EXERCISE TASK:
Word for word, transcribe the lines below and drop the pictures.

DATA BLOCK:
________________________________________

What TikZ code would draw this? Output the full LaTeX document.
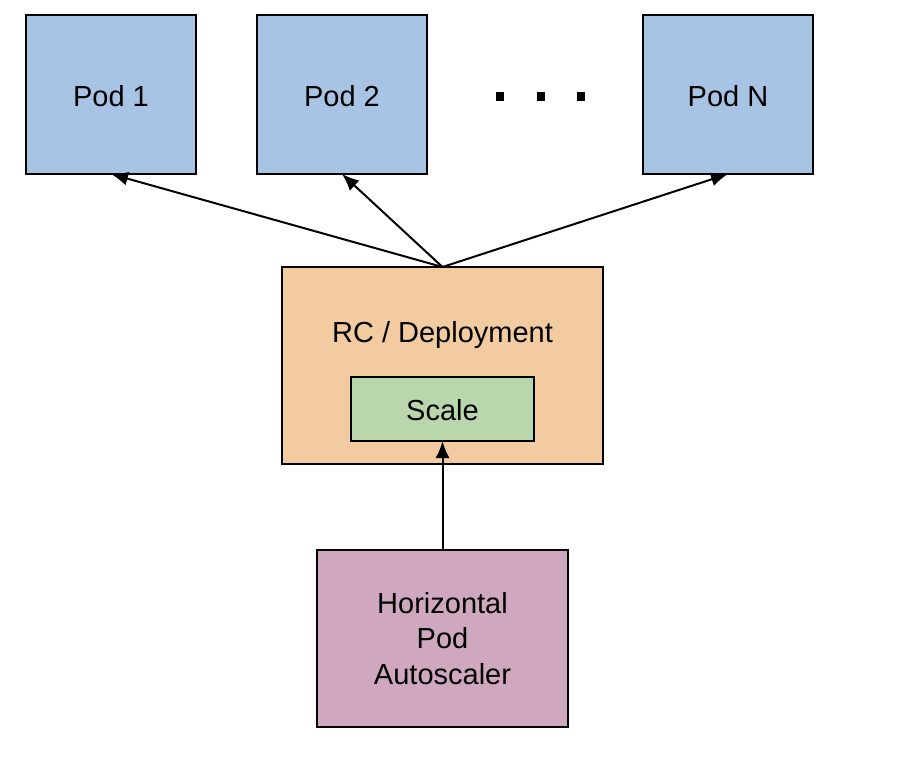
\documentclass[tikz,border=0pt]{standalone}
\usepackage{fontspec}
\setmainfont{Liberation Sans}
\usetikzlibrary{arrows.meta}
\definecolor{podblue}{HTML}{A8C4E4}
\definecolor{rcorange}{HTML}{F2CCA0}
\definecolor{scalegreen}{HTML}{B9D6AC}
\definecolor{hpapink}{HTML}{CFA8BF}
\tikzset{
  box/.style={draw=black, line width=2.2pt, inner sep=0pt, outer sep=0pt, font=\fontsize{29}{35.5}\selectfont, align=center},
  podbox/.style={box, fill=podblue, minimum width=170pt, minimum height=159pt, text depth=0pt},
  conn/.style={line width=2pt, -{Latex[length=17pt,width=14pt]}},
  dotsq/.style={fill=black, minimum size=8.5pt, inner sep=0pt}
}
\begin{document}
\begin{tikzpicture}[x=1pt,y=-1pt]
\useasboundingbox (0,0) rectangle (900,762);
\node[podbox] (p1) at (111,94.5) {\raisebox{-3pt}{Pod 1}};
\node[podbox] (p2) at (342,94.5) {\raisebox{-3pt}{Pod 2}};
\node[podbox] (pn) at (728,94.5) {\raisebox{-3pt}{Pod N}};
\node[dotsq] (d1) at (500,96.5) {};
\node[dotsq] (d2) at (541,96.5) {};
\node[dotsq] (d3) at (581,96.5) {};
\node[box, fill=rcorange, minimum width=321pt, minimum height=197pt] (rc) at (442.5,365.5) {};
\node[font=\fontsize{29}{35}\selectfont] (rct) at (442.5,335) {RC / Deployment};
\node[box, fill=scalegreen, minimum width=183pt, minimum height=64pt, text depth=0pt] (sc) at (442.5,409) {\raisebox{-2pt}{Scale}};
\node[box, fill=hpapink, minimum width=251pt, minimum height=177pt] (hpa) at (442.5,638.5) {Horizontal\\Pod\\Autoscaler};
\draw[conn] (rc.north) -- (p1.south);
\draw[conn] (rc.north) -- (p2.south);
\draw[conn] (rc.north) -- (pn.south);
\draw[conn] (hpa.north) -- (sc.south);
\end{tikzpicture}
\end{document}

________________________________________

EXERCISE SOLUTION:
What TikZ code would draw this? Output the full LaTeX document.
\documentclass[tikz,border=0pt]{standalone}
\usepackage{fontspec}
\setmainfont{Liberation Sans}
\usetikzlibrary{arrows.meta}
\definecolor{podblue}{HTML}{A8C4E4}
\definecolor{rcorange}{HTML}{F2CCA0}
\definecolor{scalegreen}{HTML}{B9D6AC}
\definecolor{hpapink}{HTML}{CFA8BF}
\tikzset{
  box/.style={draw=black, line width=2.2pt, inner sep=0pt, outer sep=0pt, font=\fontsize{29}{35.5}\selectfont, align=center},
  podbox/.style={box, fill=podblue, minimum width=170pt, minimum height=159pt, text depth=0pt},
  conn/.style={line width=2pt, -{Latex[length=17pt,width=14pt]}},
  dotsq/.style={fill=black, minimum size=8.5pt, inner sep=0pt}
}
\begin{document}
\begin{tikzpicture}[x=1pt,y=-1pt]
\useasboundingbox (0,0) rectangle (900,762);
\node[podbox] (p1) at (111,94.5) {\raisebox{-3pt}{Pod 1}};
\node[podbox] (p2) at (342,94.5) {\raisebox{-3pt}{Pod 2}};
\node[podbox] (pn) at (728,94.5) {\raisebox{-3pt}{Pod N}};
\node[dotsq] (d1) at (500,96.5) {};
\node[dotsq] (d2) at (541,96.5) {};
\node[dotsq] (d3) at (581,96.5) {};
\node[box, fill=rcorange, minimum width=321pt, minimum height=197pt] (rc) at (442.5,365.5) {};
\node[font=\fontsize{29}{35}\selectfont] (rct) at (442.5,335) {RC / Deployment};
\node[box, fill=scalegreen, minimum width=183pt, minimum height=64pt, text depth=0pt] (sc) at (442.5,409) {\raisebox{-2pt}{Scale}};
\node[box, fill=hpapink, minimum width=251pt, minimum height=177pt] (hpa) at (442.5,638.5) {Horizontal\\Pod\\Autoscaler};
\draw[conn] (rc.north) -- (p1.south);
\draw[conn] (rc.north) -- (p2.south);
\draw[conn] (rc.north) -- (pn.south);
\draw[conn] (hpa.north) -- (sc.south);
\end{tikzpicture}
\end{document}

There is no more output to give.